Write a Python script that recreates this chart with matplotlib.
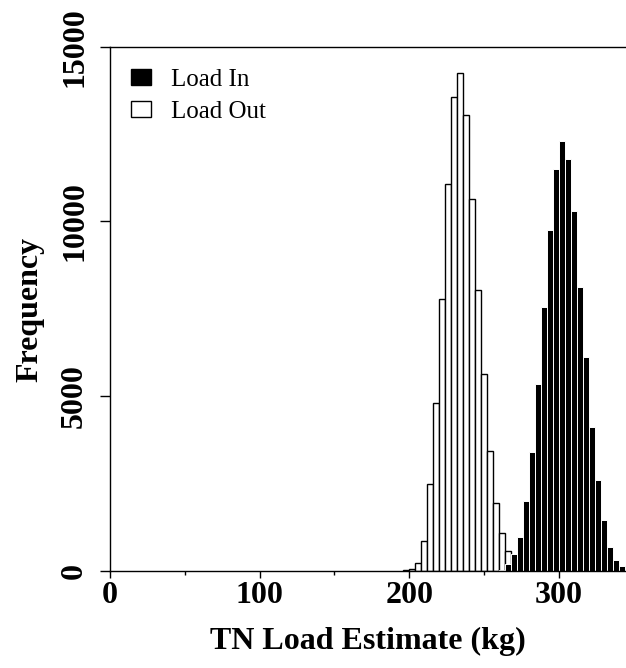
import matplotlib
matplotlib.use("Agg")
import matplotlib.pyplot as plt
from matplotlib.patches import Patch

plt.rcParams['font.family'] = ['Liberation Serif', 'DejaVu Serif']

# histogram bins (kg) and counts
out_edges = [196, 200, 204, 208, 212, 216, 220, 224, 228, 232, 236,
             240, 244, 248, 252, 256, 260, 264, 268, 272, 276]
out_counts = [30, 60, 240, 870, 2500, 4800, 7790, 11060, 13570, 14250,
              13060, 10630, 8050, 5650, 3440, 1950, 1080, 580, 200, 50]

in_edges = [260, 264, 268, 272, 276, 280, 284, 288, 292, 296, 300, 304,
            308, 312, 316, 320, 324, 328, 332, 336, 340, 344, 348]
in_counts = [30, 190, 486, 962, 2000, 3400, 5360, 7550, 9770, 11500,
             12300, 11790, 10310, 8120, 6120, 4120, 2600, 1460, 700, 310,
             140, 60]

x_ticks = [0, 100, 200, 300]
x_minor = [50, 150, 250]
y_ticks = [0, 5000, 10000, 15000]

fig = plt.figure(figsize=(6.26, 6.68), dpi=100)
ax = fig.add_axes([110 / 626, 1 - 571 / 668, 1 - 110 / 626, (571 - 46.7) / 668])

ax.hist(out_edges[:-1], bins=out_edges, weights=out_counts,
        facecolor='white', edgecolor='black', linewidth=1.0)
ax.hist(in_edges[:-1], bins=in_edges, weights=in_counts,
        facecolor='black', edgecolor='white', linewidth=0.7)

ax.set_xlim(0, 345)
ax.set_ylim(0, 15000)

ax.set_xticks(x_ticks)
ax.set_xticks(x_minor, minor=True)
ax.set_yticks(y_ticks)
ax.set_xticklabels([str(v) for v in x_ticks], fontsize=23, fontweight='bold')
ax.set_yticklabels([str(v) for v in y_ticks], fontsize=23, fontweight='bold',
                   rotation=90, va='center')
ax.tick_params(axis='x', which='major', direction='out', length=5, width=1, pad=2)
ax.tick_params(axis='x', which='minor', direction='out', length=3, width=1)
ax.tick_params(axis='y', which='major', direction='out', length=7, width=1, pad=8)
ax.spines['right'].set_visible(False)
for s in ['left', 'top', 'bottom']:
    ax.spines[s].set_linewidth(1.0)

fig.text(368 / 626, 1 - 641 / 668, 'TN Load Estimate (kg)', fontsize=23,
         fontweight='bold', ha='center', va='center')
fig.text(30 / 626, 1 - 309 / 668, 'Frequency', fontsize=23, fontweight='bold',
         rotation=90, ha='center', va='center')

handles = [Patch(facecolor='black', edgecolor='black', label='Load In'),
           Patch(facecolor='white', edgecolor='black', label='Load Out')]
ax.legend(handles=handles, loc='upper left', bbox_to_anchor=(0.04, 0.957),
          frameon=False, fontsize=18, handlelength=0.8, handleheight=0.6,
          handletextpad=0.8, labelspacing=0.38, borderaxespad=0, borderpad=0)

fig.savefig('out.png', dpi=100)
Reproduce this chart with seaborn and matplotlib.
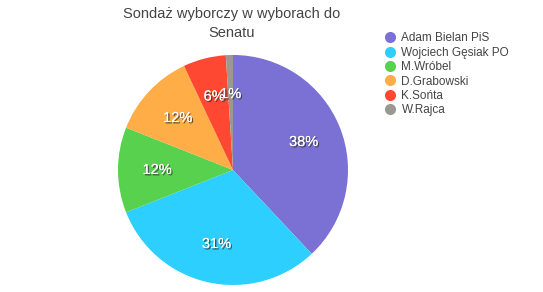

Task directions:
Scan the listing above and identify each line holding the string "this"; copy every such line.

Answer in full:
Write a Python script that recreates this chart with matplotlib.
Reproduce this chart with seaborn and matplotlib.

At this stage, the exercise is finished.